Electrochromics: The Key To All-Day, Everywhere AR

A fundamental challenge for Augmented Reality (AR) smart glasses is managing the conflict between the digital and physical worlds. In bright environments, virtual content washes out, while in dim settings, transparent displays can lack immersion. Electrochromic (EC) technology emerges as an elegant solution, enabling lenses to dynamically control tint—transforming how we interact with AR across every environment.

The Intelligent Optical Sandwich: How EC Works

At its core, electrochromism is a reversible electrochemical process. Think of an EC lens not as a single piece of glass, but as a precision five-layer optical sandwich. Each layer plays a critical role: the two outer Transparent Conductive Layers act as electrodes; the heart is the Electrochromic Layer, where the color change occurs; separating them is the Ion-Conducting Electrolyte, a highway for ionic movement; and the Ion Storage Layer acts as a reservoir. Applying a small voltage (1-3V) initiates a silent ballet: ions shuttle from the storage layer into the electrochromic material, altering its electron density and causing it to absorb light. The lens darkens within milliseconds. Reverse the voltage, and the ions retreat, restoring perfect clarity.

The Material Innovators: What Makes Color Change Possible

Different electrochromic materials offer unique trade-offs between color, speed, durability, and flexibility. The choice defines the performance profile of the lens.

• Inorganic Materials (e.g., Tungsten Trioxide - WO₃)

• Key Traits: High stability, long cycle life, excellent optical memory.

• Typical Color Change: Transparent ⇄ Deep Blue.

• Best For: Applications demanding proven reliability and a neutral tint.

• Organic & Polymer Materials (e.g., Viologens, PEDOT)

• Key Traits: Rich color options (blue, purple, gray), faster switching, compatible with flexible films.

• Typical Color Change: Transparent ⇄ Various Colors.

• Best For: Wearables and designs prioritizing color variety and thin, flexible form factors.

• Emerging Materials (e.g., Gel-based Hybrids)

• Key Traits: Very fast switching, superior durability, can conform to complex curves.

• Typical Color Change: Highly adjustable, often focusing on performance over color variety.

• Best For: Next-generation AR glasses requiring robust performance on curved surfaces.

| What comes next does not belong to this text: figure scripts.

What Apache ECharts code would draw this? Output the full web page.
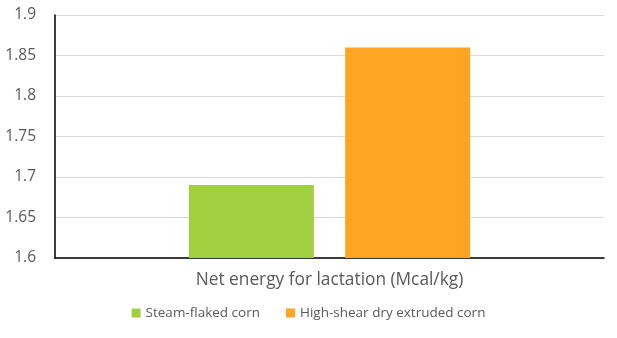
<!DOCTYPE html>
<html><head><meta charset="utf-8">
<script src="https://cdn.jsdelivr.net/npm/echarts@6/dist/echarts.min.js"></script>
<style>html,body{margin:0;padding:0;background:#fff}#c{width:617px;height:338px}</style>
</head><body><div id="c"></div>
<script>
const categories = ["Net energy for lactation (Mcal/kg)"];
const seriesNames = ["Steam-flaked corn", "High-shear dry extruded corn"];
const steamFlaked = [1.69];
const extruded = [1.86];
const yTicks = [1.6, 1.65, 1.7, 1.75, 1.8, 1.85, 1.9];

const font = '"Open Sans", sans-serif';
const chart = echarts.init(document.getElementById('c'), null, {renderer: 'canvas'});
chart.setOption({
  animation: false,
  backgroundColor: '#fff',
  grid: {left: 55, right: 13, top: 15, bottom: 80, containLabel: false},
  legend: {
    bottom: 13, left: 'center', itemWidth: 9, itemHeight: 9, itemGap: 26,
    icon: 'rect',
    textStyle: {color: '#595959', fontSize: 13.5, fontFamily: font},
    data: seriesNames
  },
  xAxis: {
    type: 'category', data: categories,
    axisLine: {lineStyle: {color: '#000', width: 1.5}},
    axisTick: {show: false},
    axisLabel: {color: '#595959', fontSize: 17.3, fontFamily: font, margin: 14}
  },
  yAxis: {
    type: 'value', min: yTicks[0], max: yTicks[yTicks.length - 1], interval: 0.05,
    axisLine: {show: true, lineStyle: {color: '#000', width: 1.5}},
    axisTick: {show: false},
    splitLine: {lineStyle: {color: '#d9d9d9', width: 1}},
    axisLabel: {color: '#595959', fontSize: 15.5, fontFamily: font, margin: 19,
      formatter: v => String(Math.round(v * 100) / 100)}
  },
  series: [
    {name: seriesNames[0], type: 'bar', data: steamFlaked, barWidth: 125, barGap: '25%',
     itemStyle: {color: '#A0D040'}},
    {name: seriesNames[1], type: 'bar', data: extruded, barWidth: 125,
     itemStyle: {color: '#FFA523'}}
  ]
});
</script></body></html>
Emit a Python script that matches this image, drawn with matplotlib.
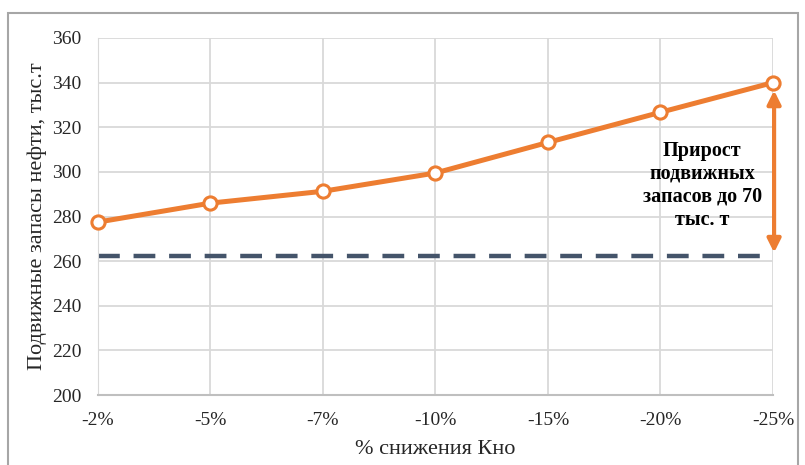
import matplotlib.pyplot as plt
from matplotlib.patches import Rectangle

# данные
categories = ['-2%', '-5%', '-7%', '-10%', '-15%', '-20%', '-25%']
reserves = [277.5, 286, 291.3, 299.5, 313.2, 326.7, 340]
base_level = 262.3

plt.rcParams['font.family'] = ['Liberation Serif', 'DejaVu Serif']

orange = '#ED7D31'
navy = '#44546A'

fig = plt.figure(figsize=(8.05, 4.65), dpi=100)
ax = fig.add_axes([0.1217, 0.1505, 0.8385, 0.7678])

x = list(range(len(categories)))

ax.plot([x[0], x[-1] - 0.05], [base_level, base_level], color=navy, lw=3.2,
        dashes=(4.9, 3.1), zorder=2)
ax.plot(x, reserves, color=orange, lw=3.6, marker='o', markersize=9.5,
        markerfacecolor='white', markeredgecolor=orange, markeredgewidth=2.2,
        zorder=4, clip_on=False)

# стрелка прироста
ax.annotate('', xy=(x[-1] + 0.01, reserves[-1] - 3.5), xytext=(x[-1] + 0.01, base_level + 1.5),
            arrowprops=dict(arrowstyle='<|-|>', color=orange, lw=3,
                            mutation_scale=20, shrinkA=0, shrinkB=0), zorder=3,
            annotation_clip=False)
ax.text(5.37, 294, 'Прирост\nподвижных\nзапасов до 70\nтыс. т', ha='center',
        va='center', fontsize=14.5, fontweight='bold', linespacing=1.2, zorder=5)

ax.set_xlim(x[0], x[-1])
ax.set_ylim(200, 360)
ax.set_yticks(range(200, 361, 20))
ax.set_xticks(x)
ax.set_xticklabels(categories)
ax.tick_params(length=0, labelsize=14, colors='#262626')
ax.tick_params(axis='y', pad=12)
ax.tick_params(axis='x', pad=12)
ax.grid(True, color='#D9D9D9', lw=1.3)
ax.set_axisbelow(True)
for s in ['top', 'right']:
    ax.spines[s].set_visible(False)
ax.spines['left'].set_color('#D9D9D9')
ax.spines['bottom'].set_color('#BFBFBF')
ax.spines['bottom'].set_linewidth(1.5)

fig.text(37 / 805, 1 - 216 / 465, 'Подвижные запасы нефти, тыс.т', rotation=90,
         ha='center', va='center', fontsize=16, color='#262626')
fig.text(435 / 805, 1 - 449 / 465, '% снижения Кно', ha='center', va='center',
         fontsize=16, color='#262626')

fig.patches.append(Rectangle((8 / 805, -0.05), 790 / 805, 1 - 13 / 465 + 0.05,
                             transform=fig.transFigure, fill=False,
                             edgecolor='#A6A6A6', lw=1.5))

fig.savefig('out.png', dpi=100)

Beyond Digital Sunglasses: Core Value in AR Eyewear

For AR glasses, EC technology is far more than digital sunglasses. It solves critical system-level problems. First, it ensures readability under any light. By dynamically attenuating ambient light, it dramatically boosts the contrast and legibility of virtual overlays outdoors without sacrificing the transparent view indoors. Second, it enables true immersion. With a tap, users can switch lenses to a dark state, blocking the real world to create a private, theater-like experience for media consumption. Third, it optimizes overall power efficiency. By physically blocking excess light, it reduces the extreme brightness required from the projector, a major power drain, thereby extending battery life.

A Proven Technology, Redefined for Personal Computing

This technology is mature and proven. It has safeguarded drivers for decades in auto-dimming rearview mirrors and optimized cabin comfort in aircraft like the Boeing 787 with dimmable windows. The shift to AR glasses represents its most personal and interactive application yet. By mastering the flow of light, electrochromic lenses do not merely add a feature—they redefine the canvas upon which digital and physical realities merge. They are essential for creating AR glasses that are truly adaptive, comfortable, and usable from bright sidewalks to dark living rooms.